2. Dünya Savaşı sırasında küçük bir İtalyan adasında konuşlanmış olan bombardıman birliğinden Yossarian, tam bir paranoyaktır. Yüzbaşı Yossarian, kışlasındaki ast ve üstlerinin deliliklerinin savaş sayesinde açıkça ortaya çıkmasından rahatsızdır, aynı zamanda sürekli birilerinin onu öldürmeye çalışmasından da rahatsız olmaktadır. Emirlere aykırı olarak rütbe peşinde koşan üstlerinin sürekli uçuş sayısını arttırıyor olması, kışlada sinirleri germektedir. Yossarian'ın tek amacı öldürülmeden bu cehennemden kurtulmanın bir yolunu bulmaktır.
Kışlada bulunan tüm karakterleri, eleştirilecek karakter özelliğinin bir karikatürü olarak kurgulayan yazar, öyle güçlü kimi yerde Orwellyen kaçacak bir abartı seviyesinde tezatlar kullanıp her sayfasından zeka damlayan alaycı bir üslupla yazmış eserini. Dunning- Kruger göndermeleri içeren ast-üst ilişkileri, bürokratik manevralarla verilen ölüm hükümlerine kadar varıyor. Mevki çatışmaları, zaten bıçak sırtında olan ve ölüm korkusuyla daha da gerilen ilişkileri daha da çıkmaza sokuyor. Irkçılığı, bencilliği, ölümsüzlük düşlerini, kontrol edilemez kaygı gibi özellikleri karakterlerine ustaca yediren yazar, çok sayıda açmazla süslemiş metni ( ki en ünlüsü Madde 22 ). Uyumculuğu eleştiren, din ve tanrı sorgusuna giren yazar, açık Travma sonrası depresyon yaşayan bir karakteri metne dahil ederek, savaşın insan psikolojisinde yarattığı ciddi yıkımı da okuruyla paylaşıyor.
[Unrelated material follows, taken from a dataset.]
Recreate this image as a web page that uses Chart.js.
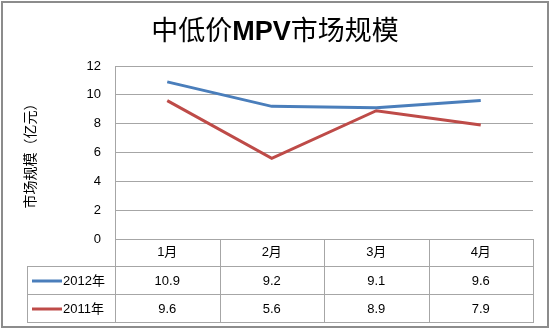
<!DOCTYPE html>
<html>
<head>
<meta charset="utf-8">
<script src="https://cdn.jsdelivr.net/npm/chart.js@4/dist/chart.umd.min.js"></script>
<style>
  body { margin: 0; background: #fff; }
  #wrap { width: 550px; height: 329px; position: relative; }
</style>
</head>
<body>
<div id="wrap"><canvas id="mpv_chart" width="550" height="329"></canvas></div>
<script>
const CATEGORIES = ["1月", "2月", "3月", "4月"];
const SERIES_NAMES = ["2012年", "2011年"];
const SALES_2012 = [10.9, 9.2, 9.1, 9.6];
const SALES_2011 = [9.6, 5.6, 8.9, 7.9];
const SERIES_COLORS = ["#4a7ebb", "#be4b48"];
// title pieces: [text, bold]
const TITLE_PARTS = [["中低价", false], ["MPV", true], ["市场规模", false]];
const Y_TITLE = "市场规模（亿元）";

const FONT = "'Liberation Sans', 'Noto Sans CJK SC', sans-serif";
const GRID_COLOR = "#a6a6a6";
const ROW_H = 28;

// title with a bold "MPV" in the middle
const mixedTitle = {
  id: "mixedTitle",
  afterDraw(chart) {
    const ctx = chart.ctx;
    ctx.save();
    ctx.fillStyle = "#000";
    ctx.textBaseline = "middle";
    ctx.textAlign = "left";
    let widths = TITLE_PARTS.map(function (p) {
      ctx.font = (p[1] ? "bold " : "") + "27px " + FONT;
      return ctx.measureText(p[0]).width;
    });
    let total = widths.reduce(function (a, b) { return a + b; }, 0);
    let x = chart.width / 2 - total / 2;
    TITLE_PARTS.forEach(function (p, i) {
      ctx.font = (p[1] ? "bold " : "") + "27px " + FONT;
      ctx.fillText(p[0], x, 33);
      x += widths[i];
    });
    ctx.restore();
  }
};

// data table under the plot, drawn from the x scale
const dataTable = {
  id: "dataTable",
  afterDraw(chart) {
    const ctx = chart.ctx;
    const x = chart.scales.x;
    const area = chart.chartArea;
    const left = x.left;
    const right = x.right;
    const top = area.bottom;
    const labelLeft = 27;
    let colEdges = [];
    for (let i = 0; i <= CATEGORIES.length; i++) {
      colEdges.push(left + (right - left) * i / CATEGORIES.length);
    }
    ctx.save();
    ctx.strokeStyle = GRID_COLOR;
    ctx.lineWidth = 1;
    ctx.beginPath();
    // vertical lines
    colEdges.forEach(function (cx) {
      cx = Math.round(cx) + 0.5;
      ctx.moveTo(cx, top);
      ctx.lineTo(cx, top + ROW_H * 3);
    });
    ctx.moveTo(labelLeft + 0.5, top + ROW_H);
    ctx.lineTo(labelLeft + 0.5, top + ROW_H * 3);
    // horizontal lines
    for (let r = 1; r <= 3; r++) {
      let y = Math.round(top + ROW_H * r) - 0.5;
      ctx.moveTo(labelLeft, y);
      ctx.lineTo(right, y);
    }
    ctx.stroke();

    const rows = [SALES_2012, SALES_2011];
    ctx.font = "13px " + FONT;
    ctx.textBaseline = "middle";
    ctx.fillStyle = "#000";
    rows.forEach(function (vals, r) {
      let cy = top + ROW_H * (r + 1) + ROW_H / 2;
      ctx.textAlign = "center";
      vals.forEach(function (v, i) {
        ctx.fillText(v.toFixed(1), x.getPixelForValue(i), cy);
      });
      // legend key
      ctx.strokeStyle = SERIES_COLORS[r];
      ctx.lineWidth = 3;
      ctx.beginPath();
      ctx.moveTo(32, cy);
      ctx.lineTo(62, cy);
      ctx.stroke();
      ctx.textAlign = "left";
      ctx.fillText(SERIES_NAMES[r], 63, cy);
    });

    // outer frame
    ctx.strokeStyle = "#8c8c8c";
    ctx.lineWidth = 2;
    ctx.strokeRect(2, 2, chart.width - 4, chart.height - 4);
    ctx.restore();
  }
};

function init() {
  const ctx = document.getElementById("mpv_chart");
  new Chart(ctx, {
    type: "line",
    data: {
      labels: CATEGORIES,
      datasets: [
        { label: SERIES_NAMES[0], data: SALES_2012, borderColor: SERIES_COLORS[0], backgroundColor: SERIES_COLORS[0] },
        { label: SERIES_NAMES[1], data: SALES_2011, borderColor: SERIES_COLORS[1], backgroundColor: SERIES_COLORS[1] }
      ]
    },
    options: {
      responsive: false,
      animation: false,
      layout: { padding: { left: 0, right: 17, top: 66, bottom: 7 } },
      elements: {
        line: { borderWidth: 3, tension: 0 },
        point: { radius: 0, hoverRadius: 0 }
      },
      plugins: {
        legend: { display: false },
        tooltip: { enabled: false },
        title: { display: false }
      },
      scales: {
        x: {
          offset: true,
          grid: { display: false, drawTicks: false },
          border: { display: false },
          ticks: { color: "#000", font: { family: FONT, size: 13 }, padding: 6 },
          afterFit: function (s) { s.height = ROW_H * 3 - 1; }
        },
        y: {
          min: 0,
          max: 12,
          ticks: { stepSize: 2, color: "#000", font: { family: FONT, size: 13 }, padding: 14 },
          grid: { color: GRID_COLOR, drawTicks: false },
          border: { display: true, color: GRID_COLOR },
          title: {
            display: true,
            text: Y_TITLE,
            color: "#000",
            font: { family: FONT, size: 14, weight: "normal" },
            padding: { top: 23 }
          },
          afterFit: function (s) { s.width = 115; }
        }
      }
    },
    plugins: [mixedTitle, dataTable]
  });
}

window.onload = init;
</script>
</body>
</html>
Diz boyu beceriksizlikle dolu, sağduyunun camdan uçup gittiği bir kışlada her yerde sağırlar diyaloğu sürmekte, as-üst ve eşitler arasında. statü için dönen onca dolap, bürokratik sadizmle taçlanıyor. Askerlerinin can güvenliğini kendi statü yarışı için hiçe sayan üstler, girişimciliği ve karaborsa yaratmak için ( bir müptelanın sonraki vuruşu gibi) her şeyi gözle alan astlar, silah arkadaşlarını ve kendi güvenliklerini bile önemsemiyorlar. Çoğu asker ölümden öylesine korkuyorlar ki, yaşam onaylayıcı eylemlerin ( seks ) müptelası olmuşlar.Sürekli onanma beklentisi olan karakterler, derin güvensizlik ve kaygı atakları geçiriyor, tüm pisliklerini savaşı bahane ederek ortaya saçan psikopatlar kimi nasıl incittiklerini umursamıyorlar. yazarın çok sayıda tekrar kullandığı doğru, ancak bu durum mantık dışı görüşleri ve olayın saçmalığını vurgulamak için kullanmış bu tekniği.
Stevenson atfında bulunan yazar, Freud ve rüya yorumlamalarına gönderme yapıp Psikiyatri eleştirine giriyor. yansıtmacı psikiyatrist üzerinden herkesin kendi eksikliklerini karşısına yansıttığı görüşünü inceden savunan yazar, Adler atfında bulunmuş. Yossarian'ın Roma'ya kaçak gittiğinde yaptığı yürüyüş sırasında dünyanın sunabileceği tüm pisliği okuruna sergileyen yazar, gerçeküstü anlamsızlıklardan okuru o denli hızlı çekip alıyor ki betona çakılmış gibi bir etki bırakıyor. Birey mi yoksa grup mu sorusunu "şeytanla antlaşma" gibi bir motifle okuruna aktaran yazar, başından sonuna Vonnegutvari ironilerle dolu güçlü bir eser kaleme almış. İngilizceye çözülmesi mümkün olmayan açmaz anlamıyla geçen "catch 22" , hakkındaki tüm övgüleri ziyadeysiyle hak ediyor.